牧場跡の春
人生の雪解けの時間の記憶
「牧場跡の春」
自宅から徒歩五分。岩手山を望む丘の上に、小さな牧場跡がある。
そこには幼い頃牛や馬や山羊がいた。私は牛が草をはむ横でドングリを拾い、雪の積もった草刈り場でスキーをした。
長い月日に家畜は消えたが、牧場を囲む道は遊歩道に整備され、散歩客が絶えない。
高校卒業後八年間引きこもった私の体は、いざ外に出られるようになった時には、すっかりと弱っていた。体力をつけるために毎朝、その牧場跡に散歩に出かけた。
丁度春になってゆく頃だった。うっすらと残った雪は、底知れぬ力を見せつける陽光に、とぽとぽ解けてゆく。
草たちの勢いは日を追うごとに増してゆく。かすかすに枯れた去年の葉の下から、新芽が威勢よく主役に躍り出る。ハコベ、イヌフグリ、ホトケノザ、ヨモギ、スズナ、タンポポ。
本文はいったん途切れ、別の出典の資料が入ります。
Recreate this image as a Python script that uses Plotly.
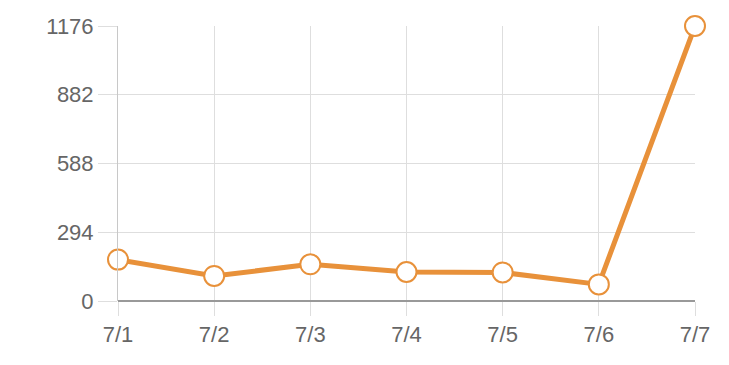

何という逞しさ!私も雪を割れる。歌いだしたい気分だった。
私は一年間牧場跡と親しくした。
翌年、アルバイトを始め、散歩の習慣は終わった。
あれから十七年が過ぎ去った。いつの間にか牧場跡からすっかり足が遠のいている。
だが、春になると、あの年に見た下萌えの光景が、土の匂いと共よみがえってくるのだ。